Like many of the attendees, this was my first conference so I wasn't quite sure what to expect. For those who are wondering whether a BSD conference is worth the entrance fee, travel costs, and time off work, here's the Top 5 reasons why BSDCan 2004 won't be my last BSD conference and why I can't wait for BSDCan 2005:
1. The opportunity to associate names with faces. If you lurk or participate on any of the mailing lists, read BSD documentation or manpages, or keep up with BSD news, you see a lot of names and even end up corresponding via email or IRC with other BSD users. It's pretty cool to finally get the opportunity to talk face to face with these "names" and to see how many people have come across your name before and have always wanted to meet you!
2. Meeting new people. Sometimes you feel like you're the only user who has ever even heard of BSD before, especially if you live in a small town or isolated area. It's amazing to mingle with users from -16 to 60+ from all corners of the planet and to compare notes on how they use and advocate BSD. What a great venue to share frustrations and successes.
3. The scheduled talks. With 3 tracks each running 4 talks per day, there was something for every level of user. There was also a good mix of topics of interest to developers, sysadmins, businessmen, and end-users. If you've been reluctant to attend a conference because you feel intimidated by the skill level of the other attendees, go anyways. You may not understand everything, but you'll still learn a lot.

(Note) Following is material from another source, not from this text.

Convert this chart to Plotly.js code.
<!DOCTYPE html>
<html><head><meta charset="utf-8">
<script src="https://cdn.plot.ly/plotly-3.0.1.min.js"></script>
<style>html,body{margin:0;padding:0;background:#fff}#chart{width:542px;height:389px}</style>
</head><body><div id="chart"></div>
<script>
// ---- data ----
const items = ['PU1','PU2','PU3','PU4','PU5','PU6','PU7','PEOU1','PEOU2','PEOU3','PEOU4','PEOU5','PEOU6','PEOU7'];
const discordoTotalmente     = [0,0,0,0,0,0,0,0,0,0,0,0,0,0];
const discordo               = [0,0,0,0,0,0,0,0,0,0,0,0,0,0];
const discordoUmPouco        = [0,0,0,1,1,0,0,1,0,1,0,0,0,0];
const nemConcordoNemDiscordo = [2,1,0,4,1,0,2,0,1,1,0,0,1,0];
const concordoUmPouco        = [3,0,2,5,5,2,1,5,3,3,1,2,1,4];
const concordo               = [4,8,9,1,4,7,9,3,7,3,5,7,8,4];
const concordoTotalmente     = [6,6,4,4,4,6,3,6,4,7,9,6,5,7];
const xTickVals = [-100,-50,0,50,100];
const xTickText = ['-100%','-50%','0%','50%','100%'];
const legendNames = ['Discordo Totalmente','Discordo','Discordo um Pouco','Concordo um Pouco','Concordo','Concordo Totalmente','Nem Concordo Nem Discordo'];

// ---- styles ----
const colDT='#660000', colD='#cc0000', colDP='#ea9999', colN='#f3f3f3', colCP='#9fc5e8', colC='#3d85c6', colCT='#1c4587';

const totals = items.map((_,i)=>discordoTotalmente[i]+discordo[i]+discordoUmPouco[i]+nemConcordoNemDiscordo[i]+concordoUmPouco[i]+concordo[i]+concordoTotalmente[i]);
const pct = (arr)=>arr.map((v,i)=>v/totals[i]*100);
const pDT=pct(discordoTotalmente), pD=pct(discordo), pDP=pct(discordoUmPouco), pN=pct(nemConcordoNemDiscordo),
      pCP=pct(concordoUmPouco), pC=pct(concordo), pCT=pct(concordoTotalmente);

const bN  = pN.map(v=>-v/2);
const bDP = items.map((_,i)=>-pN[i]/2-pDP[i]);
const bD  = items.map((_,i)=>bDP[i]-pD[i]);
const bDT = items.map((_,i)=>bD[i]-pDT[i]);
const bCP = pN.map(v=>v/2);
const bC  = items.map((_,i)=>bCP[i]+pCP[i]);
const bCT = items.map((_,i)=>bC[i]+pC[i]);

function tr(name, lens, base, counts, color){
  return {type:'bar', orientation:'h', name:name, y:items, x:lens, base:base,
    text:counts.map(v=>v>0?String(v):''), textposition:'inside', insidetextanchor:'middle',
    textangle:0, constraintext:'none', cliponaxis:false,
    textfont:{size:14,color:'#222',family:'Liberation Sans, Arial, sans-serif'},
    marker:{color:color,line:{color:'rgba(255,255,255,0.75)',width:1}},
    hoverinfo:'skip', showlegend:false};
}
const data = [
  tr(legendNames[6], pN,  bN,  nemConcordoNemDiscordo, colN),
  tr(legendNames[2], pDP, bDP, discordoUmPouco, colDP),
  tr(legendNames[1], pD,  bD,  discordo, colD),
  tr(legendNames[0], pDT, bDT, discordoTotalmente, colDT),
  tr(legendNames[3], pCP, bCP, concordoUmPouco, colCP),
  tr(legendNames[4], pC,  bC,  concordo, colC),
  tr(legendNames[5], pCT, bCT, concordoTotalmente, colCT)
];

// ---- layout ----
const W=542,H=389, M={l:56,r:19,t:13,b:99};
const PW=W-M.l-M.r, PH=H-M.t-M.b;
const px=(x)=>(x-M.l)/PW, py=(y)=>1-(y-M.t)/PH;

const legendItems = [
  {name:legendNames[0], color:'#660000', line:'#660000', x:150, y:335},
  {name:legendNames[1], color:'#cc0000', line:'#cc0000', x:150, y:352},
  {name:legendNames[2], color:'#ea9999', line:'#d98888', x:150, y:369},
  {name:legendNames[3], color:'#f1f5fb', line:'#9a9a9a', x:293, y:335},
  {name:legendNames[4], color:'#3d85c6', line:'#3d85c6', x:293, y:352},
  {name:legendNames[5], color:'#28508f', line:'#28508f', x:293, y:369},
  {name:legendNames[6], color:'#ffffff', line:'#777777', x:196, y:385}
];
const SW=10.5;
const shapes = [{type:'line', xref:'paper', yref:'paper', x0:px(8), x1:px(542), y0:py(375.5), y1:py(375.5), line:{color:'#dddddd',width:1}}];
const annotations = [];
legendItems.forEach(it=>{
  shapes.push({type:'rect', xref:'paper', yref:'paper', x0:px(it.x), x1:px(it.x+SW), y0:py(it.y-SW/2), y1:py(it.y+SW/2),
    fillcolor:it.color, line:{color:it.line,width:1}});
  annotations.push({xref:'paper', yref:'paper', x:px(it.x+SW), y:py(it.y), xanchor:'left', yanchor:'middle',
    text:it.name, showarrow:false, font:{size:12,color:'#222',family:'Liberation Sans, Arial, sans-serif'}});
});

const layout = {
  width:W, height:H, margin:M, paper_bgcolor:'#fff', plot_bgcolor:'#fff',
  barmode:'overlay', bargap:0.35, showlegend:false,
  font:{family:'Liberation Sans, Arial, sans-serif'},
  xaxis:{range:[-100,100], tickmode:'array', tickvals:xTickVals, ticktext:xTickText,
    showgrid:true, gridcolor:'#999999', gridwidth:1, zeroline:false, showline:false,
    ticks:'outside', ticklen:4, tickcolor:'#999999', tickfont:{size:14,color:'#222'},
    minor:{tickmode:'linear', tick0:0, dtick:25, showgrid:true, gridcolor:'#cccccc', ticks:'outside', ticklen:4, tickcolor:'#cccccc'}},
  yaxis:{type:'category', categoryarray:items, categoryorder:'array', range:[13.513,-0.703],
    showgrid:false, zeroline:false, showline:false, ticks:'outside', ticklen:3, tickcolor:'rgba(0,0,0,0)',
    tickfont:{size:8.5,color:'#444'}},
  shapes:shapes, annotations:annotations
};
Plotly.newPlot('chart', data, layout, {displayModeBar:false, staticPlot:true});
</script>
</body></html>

4. The Birds Of a Feather sessions. You've not attended a conference if you miss out on these. This is where the brainstorming occurs that ranges from deeply technical to absurdly silly. This is where you learn that the "gurus" are people too, each with their own personality. This is where you forge new friendships, broaden your horizons, and come away with new ideas to try when you get back home.
5. Networking--and I'm not talking the type that requires cabling or WAPs here. There is such a mix of users out there! If you've been thinking of starting a user group, you'll find a dozen people who already have and can provide direction. If you're trying to bring a product or service to market, you can compare notes with those in the same boat. Whatever your pet peeve or back burner project, you'll find others from whom you can garner insight and experience.
Be sure to bring lots of(and if need be, print your own) business cards and to always carry a pen. You'll want to write yourself a reminder on the back of each card as you collect them so you'll remember who was who when the conference is over.
Well, I need to catch up on a large backlog of email and some much needed sleep.
What was your favourite part of BSDCan 2004?